Iran—Human Rights Council—Death Penalty—March 2019

The Advocates for Human Rights, the World Coalition Against the Death Penalty, and Iran Human Rights submitted a stakeholder report addressing the death penalty in Iran for the Working Group on the Universal Periodic Review (UPR) held in November 2019.

The death penalty is legal in Iran for various crimes that can be categorized into hudud, crimes specifically mentioned in the Quran, and qisas, which refers to retributive crimes. Murder, drug-related offenses, rape, Moharebeh (waging war against God), and corruption on earth are the most common crimes that lead to death penalty. The latter two crimes are especially vaguely defined, allowing for the use of death penalty beyond the “most serious crimes,” in violation of the international human rights law. The encouragement of honor killings exacerbates capital punishment by allowing extrajudicial killings.

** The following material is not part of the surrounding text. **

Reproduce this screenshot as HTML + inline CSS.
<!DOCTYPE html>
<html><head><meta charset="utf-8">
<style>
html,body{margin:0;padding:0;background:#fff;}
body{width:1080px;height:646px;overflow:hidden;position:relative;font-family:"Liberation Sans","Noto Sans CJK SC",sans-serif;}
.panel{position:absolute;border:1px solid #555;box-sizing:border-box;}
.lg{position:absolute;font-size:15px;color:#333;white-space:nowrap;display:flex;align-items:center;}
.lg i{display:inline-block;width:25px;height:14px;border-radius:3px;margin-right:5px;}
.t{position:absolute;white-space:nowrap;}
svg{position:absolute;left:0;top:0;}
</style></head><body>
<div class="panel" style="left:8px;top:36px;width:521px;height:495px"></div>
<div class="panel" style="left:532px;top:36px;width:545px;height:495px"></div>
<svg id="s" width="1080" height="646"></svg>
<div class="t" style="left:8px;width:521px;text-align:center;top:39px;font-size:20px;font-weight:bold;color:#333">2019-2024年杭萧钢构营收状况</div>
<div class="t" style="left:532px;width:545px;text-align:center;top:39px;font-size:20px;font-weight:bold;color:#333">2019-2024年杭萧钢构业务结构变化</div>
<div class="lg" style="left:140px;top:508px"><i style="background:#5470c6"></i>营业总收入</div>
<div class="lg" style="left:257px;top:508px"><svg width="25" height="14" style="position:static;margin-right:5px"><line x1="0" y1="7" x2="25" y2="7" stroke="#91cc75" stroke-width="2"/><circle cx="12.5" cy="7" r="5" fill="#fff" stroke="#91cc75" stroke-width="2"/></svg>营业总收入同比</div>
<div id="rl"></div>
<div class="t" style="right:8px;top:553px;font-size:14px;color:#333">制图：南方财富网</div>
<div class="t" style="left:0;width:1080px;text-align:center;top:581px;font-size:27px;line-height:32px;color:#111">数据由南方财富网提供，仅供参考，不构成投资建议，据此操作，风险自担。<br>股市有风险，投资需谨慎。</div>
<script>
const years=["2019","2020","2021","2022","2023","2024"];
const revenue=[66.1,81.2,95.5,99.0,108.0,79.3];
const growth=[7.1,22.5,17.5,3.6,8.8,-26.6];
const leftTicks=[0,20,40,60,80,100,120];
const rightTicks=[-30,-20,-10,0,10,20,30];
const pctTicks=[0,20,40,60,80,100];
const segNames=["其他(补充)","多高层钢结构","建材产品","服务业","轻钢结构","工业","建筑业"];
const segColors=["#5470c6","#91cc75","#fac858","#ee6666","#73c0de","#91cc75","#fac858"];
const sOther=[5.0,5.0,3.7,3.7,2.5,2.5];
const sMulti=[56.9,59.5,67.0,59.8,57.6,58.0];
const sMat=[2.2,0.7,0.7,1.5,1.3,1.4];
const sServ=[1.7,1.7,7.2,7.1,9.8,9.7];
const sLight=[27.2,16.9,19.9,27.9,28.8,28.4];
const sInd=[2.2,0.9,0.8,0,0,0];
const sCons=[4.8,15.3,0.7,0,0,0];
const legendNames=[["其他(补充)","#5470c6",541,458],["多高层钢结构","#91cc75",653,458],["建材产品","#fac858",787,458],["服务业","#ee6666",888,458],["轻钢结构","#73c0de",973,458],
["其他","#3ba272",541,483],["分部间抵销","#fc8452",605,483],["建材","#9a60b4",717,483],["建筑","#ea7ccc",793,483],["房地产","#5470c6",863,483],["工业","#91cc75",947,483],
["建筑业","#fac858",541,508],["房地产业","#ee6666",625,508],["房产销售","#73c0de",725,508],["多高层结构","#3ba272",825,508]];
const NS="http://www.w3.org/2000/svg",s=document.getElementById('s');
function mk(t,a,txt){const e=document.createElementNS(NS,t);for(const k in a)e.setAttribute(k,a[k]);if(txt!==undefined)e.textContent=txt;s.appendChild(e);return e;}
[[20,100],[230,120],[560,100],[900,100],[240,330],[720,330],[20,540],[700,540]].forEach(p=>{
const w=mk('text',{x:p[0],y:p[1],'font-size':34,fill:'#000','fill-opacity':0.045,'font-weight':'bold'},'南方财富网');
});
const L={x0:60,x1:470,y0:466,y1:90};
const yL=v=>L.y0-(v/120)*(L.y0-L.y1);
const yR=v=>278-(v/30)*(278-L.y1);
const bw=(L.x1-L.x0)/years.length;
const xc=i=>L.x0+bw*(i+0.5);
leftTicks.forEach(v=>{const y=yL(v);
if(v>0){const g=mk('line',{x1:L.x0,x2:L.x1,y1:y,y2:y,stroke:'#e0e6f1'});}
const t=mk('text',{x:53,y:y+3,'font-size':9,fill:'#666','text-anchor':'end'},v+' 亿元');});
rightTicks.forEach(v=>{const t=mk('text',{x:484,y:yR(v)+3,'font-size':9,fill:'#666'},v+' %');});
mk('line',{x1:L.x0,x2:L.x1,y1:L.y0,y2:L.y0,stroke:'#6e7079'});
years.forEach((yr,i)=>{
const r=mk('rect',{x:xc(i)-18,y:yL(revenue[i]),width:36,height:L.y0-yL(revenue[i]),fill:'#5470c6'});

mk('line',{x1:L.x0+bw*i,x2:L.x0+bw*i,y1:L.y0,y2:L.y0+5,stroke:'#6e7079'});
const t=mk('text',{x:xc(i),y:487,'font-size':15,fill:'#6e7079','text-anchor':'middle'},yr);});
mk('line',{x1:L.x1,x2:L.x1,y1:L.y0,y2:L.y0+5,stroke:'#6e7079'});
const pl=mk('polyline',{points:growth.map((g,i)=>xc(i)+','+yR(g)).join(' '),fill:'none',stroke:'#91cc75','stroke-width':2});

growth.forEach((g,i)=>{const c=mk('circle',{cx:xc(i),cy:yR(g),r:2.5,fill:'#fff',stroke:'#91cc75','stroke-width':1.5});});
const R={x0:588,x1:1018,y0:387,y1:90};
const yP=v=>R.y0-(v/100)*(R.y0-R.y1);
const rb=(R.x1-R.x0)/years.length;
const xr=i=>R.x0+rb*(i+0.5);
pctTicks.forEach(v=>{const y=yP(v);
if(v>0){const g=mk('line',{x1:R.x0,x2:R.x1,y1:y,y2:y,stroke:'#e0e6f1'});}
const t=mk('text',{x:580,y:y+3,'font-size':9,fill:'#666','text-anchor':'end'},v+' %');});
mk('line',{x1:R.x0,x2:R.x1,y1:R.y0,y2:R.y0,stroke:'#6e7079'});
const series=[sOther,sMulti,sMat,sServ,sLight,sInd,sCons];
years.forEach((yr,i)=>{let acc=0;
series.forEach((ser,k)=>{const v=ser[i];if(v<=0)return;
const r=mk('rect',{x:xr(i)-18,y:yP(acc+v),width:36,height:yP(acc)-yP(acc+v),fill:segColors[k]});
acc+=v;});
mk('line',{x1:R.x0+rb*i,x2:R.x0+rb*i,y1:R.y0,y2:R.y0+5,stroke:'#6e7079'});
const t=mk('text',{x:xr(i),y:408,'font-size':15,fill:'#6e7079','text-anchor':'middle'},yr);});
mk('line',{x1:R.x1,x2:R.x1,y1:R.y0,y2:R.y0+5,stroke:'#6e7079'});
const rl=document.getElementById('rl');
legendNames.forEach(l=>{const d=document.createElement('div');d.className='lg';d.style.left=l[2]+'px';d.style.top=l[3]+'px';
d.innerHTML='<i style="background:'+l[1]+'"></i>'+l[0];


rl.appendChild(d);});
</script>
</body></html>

The death penalty sheds light on other issues in Iran related to administration of justice and fair trial. Access to counsel is restricted. The court does not allow defendants to present their defense in some cases. Confessions alone can be used for the court’s verdict, and the use of torture to extract confessions is widespread. Courts can also rely on qassameh (sworn oath) to establish guilt and issue a death sentence. In some cases, the individuals are executed before their appeal period expires, and their attorneys are not notified before the execution takes place. The highest authority within the judicial system, the Head of the Judiciary, works under the Supreme Leader of Iran, indicating lack of judiciary independence. Human rights defenders and lawyers who choose to defend prisoners face significant risks and challenges.

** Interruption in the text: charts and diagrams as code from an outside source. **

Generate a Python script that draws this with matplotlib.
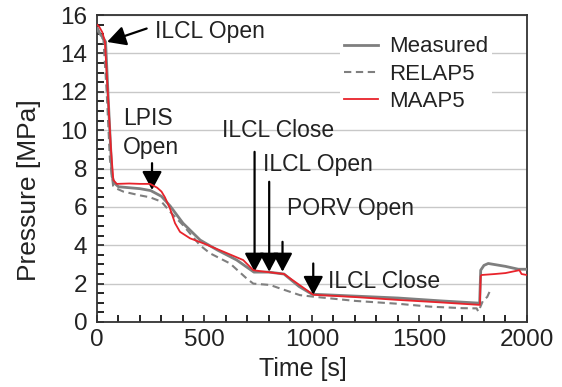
import matplotlib
matplotlib.use("Agg")
import matplotlib.pyplot as plt
from matplotlib.ticker import MultipleLocator

plt.rcParams["font.family"] = ["Liberation Sans", "DejaVu Sans"]

# measured pressure
t_meas = [0, 15, 30, 40, 55, 70, 80, 100, 150, 200, 250, 300, 340, 400, 480, 560,
          650, 730, 800, 870, 940, 1000, 1200, 1400, 1600, 1780, 1785, 1800, 1820,
          1900, 1960, 2000]
p_meas = [15.3, 15.0, 14.8, 14.6, 11.0, 7.6, 7.25, 7.05, 7.0, 6.95, 6.85, 6.55, 6.05,
          5.15, 4.27, 3.75, 3.23, 2.6, 2.6, 2.5, 1.85, 1.45, 1.35, 1.25, 1.1, 0.98,
          2.7, 2.95, 3.05, 2.9, 2.75, 2.75]

# RELAP5
t_relap = [0, 15, 30, 45, 60, 75, 92, 122, 200, 247, 300, 340, 400, 479, 526, 619,
           696, 727, 805, 851, 944, 1006, 1200, 1400, 1549, 1700, 1766, 1774, 1797,
           1815, 1830]
p_relap = [15.4, 15.0, 14.7, 12.0, 8.5, 7.1, 6.95, 6.8, 6.6, 6.5, 6.27, 5.75, 5.05,
           4.0, 3.58, 3.05, 2.27, 2.0, 1.93, 1.75, 1.4, 1.32, 1.1, 0.95, 0.8, 0.72,
           0.71, 0.54, 1.15, 1.3, 1.67]

# MAAP5
t_maap = [0, 10, 25, 37, 50, 65, 76, 92, 150, 200, 247, 280, 300, 316, 340, 363, 386,
          433, 495, 587, 680, 727, 760, 870, 1006, 1200, 1400, 1600, 1781, 1785, 1789,
          1850, 1900, 1965, 1975, 2000]
p_maap = [15.5, 15.4, 15.1, 14.6, 12.0, 9.0, 7.4, 7.2, 7.22, 7.2, 7.2, 7.0, 6.8, 6.5,
          5.9, 5.15, 4.7, 4.36, 4.1, 3.67, 3.23, 2.7, 2.65, 2.5, 1.42, 1.3, 1.15, 1.02,
          0.89, 2.4, 2.45, 2.5, 2.55, 2.7, 2.5, 2.45]

# events: (label, text x, text y, arrow x, arrow top, arrow tip)
events = [
    ("ILCL Close", 581, 9.63, 733, 8.87, 2.62),
    ("ILCL Open", 772, 7.86, 801, 7.31, 2.62),
    ("PORV Open", 882, 5.57, 863, 4.18, 2.62),
    ("ILCL Close", 1076, 1.75, 1006, 3.05, 1.41),
    ("LPIS", 122, 10.26, 256, 8.28, 6.88),
]

fig = plt.figure(figsize=(5.62, 3.87), dpi=100)
ax = fig.add_axes([0.1726, 0.168, 0.765, 0.793])

ax.plot(t_meas, p_meas, color="#7f7f7f", lw=2.0, label="Measured", zorder=3)
ax.plot(t_relap, p_relap, color="#7f7f7f", lw=1.5, ls=(0, (3.5, 2.2)), label="RELAP5", zorder=2)
ax.plot(t_maap, p_maap, color="#e8232b", lw=1.3, label="MAAP5", zorder=4)

ax.set_xlim(0, 2000)
ax.set_ylim(0, 16)
ax.xaxis.set_major_locator(MultipleLocator(500))
ax.xaxis.set_minor_locator(MultipleLocator(100))
ax.yaxis.set_major_locator(MultipleLocator(2))
ax.yaxis.set_minor_locator(MultipleLocator(0.5))
ax.tick_params(which="both", direction="in", top=False, right=False, width=1.2)
ax.tick_params(which="major", length=5, labelsize=17.5, colors="#222222")
ax.tick_params(which="minor", length=5)
ax.tick_params(axis="x", pad=5)
ax.tick_params(axis="y", pad=7)
ax.grid(axis="y", which="major", color="#c8c8c8", lw=1.0, zorder=0)
for s in ax.spines.values():
    s.set_color("#333333")
    s.set_linewidth(1.3)

ax.set_xlabel("Time [s]", fontsize=18, color="#222222")
ax.xaxis.set_label_coords(0.48, -0.115)
ax.set_ylabel("Pressure [MPa]", fontsize=19, color="#222222")
ax.yaxis.set_label_coords(-0.13, 0.43)

aprops = dict(arrowstyle="-|>,head_length=0.45,head_width=0.24", color="black",
              lw=1.6, mutation_scale=25, shrinkA=0, shrinkB=0)

# top "ILCL Open" with slanted arrow
ax.text(270, 14.83, "ILCL Open", fontsize=16.5, color="#222222", ha="left", va="baseline")
ax.annotate("", xy=(47, 14.6), xytext=(231, 15.3), arrowprops=aprops)

for label, tx, ty, ax_x, top, tip in events:
    ax.text(tx, ty, label, fontsize=16.5, color="#222222", ha="left", va="baseline")
    ax.annotate("", xy=(ax_x, tip), xytext=(ax_x, top), arrowprops=aprops)
ax.text(122, 8.75, "Open", fontsize=16.5, color="#222222", ha="left", va="baseline")

leg = ax.legend(loc="upper left", bbox_to_anchor=(0.565, 0.945), fontsize=16,
                frameon=True, edgecolor="none", facecolor="white", framealpha=1,
                handlelength=1.5, handletextpad=0.5, labelspacing=0.28,
                borderpad=0.2, borderaxespad=0)
for txt in leg.get_texts():
    txt.set_color("#222222")

fig.savefig("out.png", dpi=100)
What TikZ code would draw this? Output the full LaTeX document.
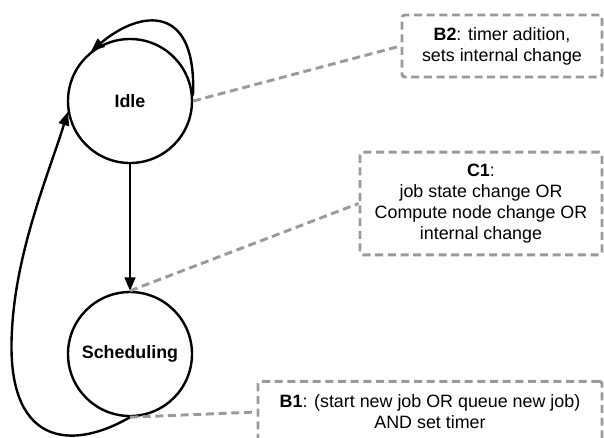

The authors of this report propose several recommendations to the government of Iran, including:

  • Ratify the Convention Against Torture
  • Impose a moratorium on the death penalty with a view to its eventual abolition.
  • Ensure that all defendants in capital cases, including defendants accused of crimes against national security, are assured access to counsel of their choosing in all subsequent stages of the investigation and judicial process.
  • Amend the Islamic Penal Code and the Criminal Procedure Code to ensure that confessions alone are not sufficient evidence for a finding of guilt.